How would you have fared in my heroines’ Protomathian year of an all-girl college? (“Elmira [Female] College, had to figure out what to call the first year students, i.e. freshmen. For its first ten years, Elmira referred to this class as the protomathians, before deciding to return to the established usage.”) Here’s her probable schedule if she’d chosen to attend Elmira Female College:

*Cicero’s Orations lectures
*Robinson’s Algebra
*Physical Geography “with frequent lectures”
*Sallust with the Germania and Agricola Tacitus Lectures (This is history, by the way, not mumbo-jumbo. I had to look it up!)
*Botany with Excursions
*Philosophy of History lectures
*Bible Lessons on the Sabbath
*Original English essays required every two weeks
*Weekly Recitations
*Rhetoric and Elocution
**Theory and Practice of Music and Oil Painting classes are extra!


Thanks for stopping by to explain things to us, Melissa. If you're interested in her novella, Love by the Letter, it's free on Amazon and Barnes and Noble and serves as a prequel to her novel A Bride for Keeps. Learn more about Melissa Jagears and her novels at

Now here's a little glimpse at Love by the Letter:

Dex Stanton has never had much time for book learning. He's been too busy helping to provide for his family. Now that he's heading west, Dex is hoping to start a family of his own. However, his attempt to acquire a mail-order bride fails miserably when the lady writes back ridiculing his terrible spelling. Rachel Oliver may be the last person he wants to know what a dunce he is, but she's also the smartest woman in town--and it's clear he needs her help.

Rachel Oliver has lingered in town for three years secretly mooning over Dex Stanton, but now she's done. If the fool wants to write to a mail-order bride company, so be it. Once she begins giving Dex lessons, however, Rachel realizes she may not be prepared to give up just yet.

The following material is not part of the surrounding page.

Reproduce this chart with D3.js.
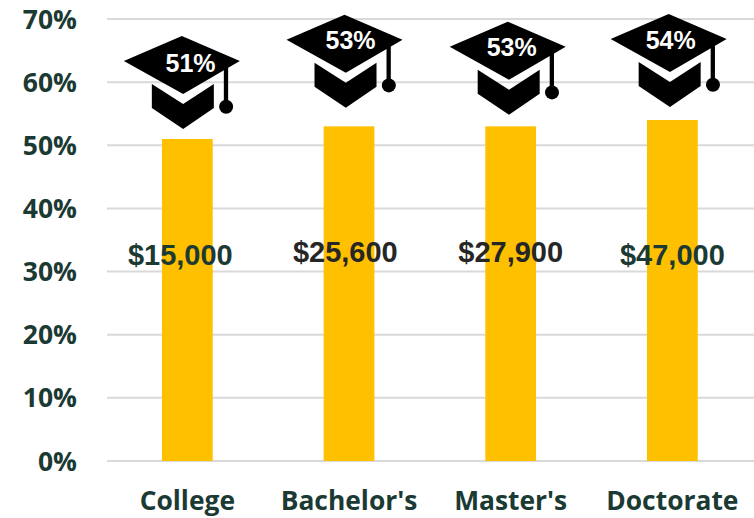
<!DOCTYPE html>
<html lang="en">
<head>
<meta charset="utf-8">
<title>Graduation rate and salary by degree</title>
<script src="https://cdn.jsdelivr.net/npm/d3@7"></script>
<style>
	html, body { margin: 0; background: #fff; }
	svg { display: block; }
	.axis-label { font-family: "Open Sans", sans-serif; font-weight: 700; fill: #1b3a33; }
	.money { font-family: "Liberation Sans", Arial, sans-serif; font-weight: 700; font-size: 29px; text-anchor: middle; }
	.pct { font-family: "Liberation Sans", Arial, sans-serif; font-weight: 700; font-size: 25px; fill: #fff; text-anchor: middle; }
</style>
</head>
<body>
<script>
var categories = ["College", "Bachelor's", "Master's", "Doctorate"];
var shares = [51, 53, 53, 54];
var salaries = ["$15,000", "$25,600", "$27,900", "$47,000"];
var yTicks = [0, 10, 20, 30, 40, 50, 60, 70];

var w = 754, h = 518;
var capDx = [-5.5, -4.5, -3, -3.7];
var capTop = [36, 14.7, 21.7, 14];
var pctDx = [8.7, 6, 4, 2];
var pctBase = [35.7, 34, 34, 35];
var moneyDx = [-7, -3.7, 0, 0];
var moneyY = [265, 261.5, 261.5, 265];
var moneyColor = ["#1b3a33", "#262626", "#262626", "#1b3a33"];

var x = d3.scaleBand().domain(categories).range([106.5, 753.2]).paddingInner(0.686).paddingOuter(0.343);
var y = d3.scaleLinear().domain([0, 70]).range([461, 19]);

var svg = d3.select("body").append("svg").attr("width", w).attr("height", h);

// gridlines
svg.selectAll(".grid").data(yTicks).enter().append("line")
	.attr("x1", 107).attr("x2", 754)
	.attr("y1", function (d) { return y(d); })
	.attr("y2", function (d) { return y(d); })
	.attr("stroke", "#d9d9d9").attr("stroke-width", 2);

svg.selectAll(".ylab").data(yTicks).enter().append("text")
	.attr("class", "axis-label")
	.attr("x", 77).attr("y", function (d) { return y(d) + 9.5; })
	.attr("text-anchor", "end").attr("font-size", 26.5)
	.text(function (d) { return d + "%"; });

svg.selectAll(".xlab").data(categories).enter().append("text")
	.attr("class", "axis-label")
	.attr("x", function (d) { return x(d) + x.bandwidth() / 2; })
	.attr("y", 510).attr("text-anchor", "middle").attr("font-size", 26.4)
	.text(function (d) { return d; });

svg.selectAll(".bar").data(shares).enter().append("rect")
	.attr("x", function (d, i) { return x(categories[i]); })
	.attr("y", function (d) { return y(d); })
	.attr("width", x.bandwidth())
	.attr("height", function (d) { return y(0) - y(d); })
	.attr("fill", "#ffc000");

// mortarboard icon, origin at top corner of the board
var caps = svg.selectAll(".cap").data(shares).enter().append("g")
	.attr("transform", function (d, i) {
		return "translate(" + (x(categories[i]) + x.bandwidth() / 2 + capDx[i]) + "," + capTop[i] + ")";
	});
caps.append("path").attr("d", "M0,0L58,25L1.3,58L-58,25Z").attr("fill", "#000");
caps.append("path").attr("d", "M-30,48L1.3,68L32,48V72L1.3,93L-30,72Z").attr("fill", "#000");
caps.append("path").attr("d", "M42,32L46.3,30V68H42Z").attr("fill", "#000");
caps.append("circle").attr("cx", 44.3).attr("cy", 70.7).attr("r", 7).attr("fill", "#000");
caps.append("text").attr("class", "pct")
	.attr("x", function (d, i) { return pctDx[i]; })
	.attr("y", function (d, i) { return pctBase[i]; })
	.text(function (d) { return d + "%"; });

svg.selectAll(".money").data(salaries).enter().append("text")
	.attr("class", "money")
	.attr("x", function (d, i) { return x(categories[i]) + x.bandwidth() / 2 + moneyDx[i]; })
	.attr("y", function (d, i) { return moneyY[i]; })
	.attr("fill", function (d, i) { return moneyColor[i]; })
	.text(function (d) { return d; });
</script>
</body>
</html>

As their time together runs short, can two of the most stubborn people in town set aside their pride long enough to find love?


  1. I loved this post! I just completed my bachelor's degree in English after being out of school for 25 years lol. It was a lot of fun; I had been working on it for 10 years. I think I would have failed if I had to take some of these courses listed above! I would have loved Algebra! I had to take Calculus to complete my degree at the community college before I could transfer to a four year school. I remembered why I had loved it in high school. But for my English degree, I got to read and write papers. It was a concentration in Literature, so it worked for me. One question, today when someone says they have a four year degree, especially if it is from a few particular schools (like Harvard), they are looked up to and thought of in a different way. Like, oh, you have a degree. Wow. Was that the attitude for these ladies that went to one of these four year schools, or was it more like it wasn't such a big deal? The degree gave them job opportunities and a way to wait for love instead of desperately marrying the first man that came along; but, did other people still view them as only wives, or did they get treated a little bit differently for that degree? Or was the only incentive to go so that they could hold a job, but nothing else changed? Thanks!
    tscmshupe [at] pemtel [dot] net

  2. Melissa,

    I like your picture of Oberlin. My heroine in my current WIP is an Oberlin graduate in 1866. That school was radical because they allowed African Americans to go to school there and it was coed. There was a separation between the Ladies Course and the Gentleman's Course, but they still went to school together coed and interracially as well. Great post!

  3. Hello Naomi and Melissa, good to see you both here.
    I didn't go to college and lucky I guess that I was able to finish high school because I came from family of 9 and we didn't have much. When I think of yesteryear, college for them had to be hard to get to and very lucky if they did. Liked your post today and really like that book I am seeing about Love by the Letter, looks like one I will want to read.
    Piper, it was probably real unusual for african americans to go to college in those days so I am glad to see it started way back then, much has changed over the years and I look forward to the races being more equal and not thinking of us as two but one....

    Paula O

  4. I live in Elmira, and it is a beautiful college campus with a rich history. I have it featured in one of my books that I plan to relaease this year. How awesome that you have been swept into its charms as well! Lovely post

  5. Sally, I imagine there were all different reactions but since I saw a lot of "we're not trying to disturb the status quo" in the literature I read, I'm assuming a lot of people thought they were uppity for going.

    1. It was very interesting to read your post. Your answer is kind of what I figured the response would be. Thanks!

  6. Melissa, didn't know they had colleges for women way back then. This was a big surprise. I thought they more looked at as a man's property. With a lot of arranged marriages. Sounds like some hard classes too. And the mix of races. We must have went backwards at some point in time. This book sounds like my kind of book. I love these mail order brides, but looks like he might not need one. I've never loved History so much as now.
    Maxie mac262(at)me(dot)com

  7. Thank you for this information on finishing schools and a few select colleges for women in 1858. The list of subject studied is impressive. I'd be overwhelmed by the challenge. It seems at that time women were discriminated against and options were limited. After the suffrage movement went into full swing significant strides were made. Gradually men came to realize that women could think for themselves and should be permitted to marry for love and not convenience and much later women were given the right to vote. Thank you Naomi and Melissa.

  8. I personally find the whole idea of a woman going to college just so that she could get married and not do anything with the knowledge she acquired ridiculous. But that mindset was very much prevalent at the time. Women were expected to marry. End of story. Anything else resulted in a life of hardship with little means for a woman to provide for herself.

  9. My favorite college class for ladies-Cicero's Orations lectures! sharon, CA

  10. My favorite college class for ladies-Cicero's Orations lectures! sharon, CA

  11. Interesting - but, I think I would have had a struggle with those classes!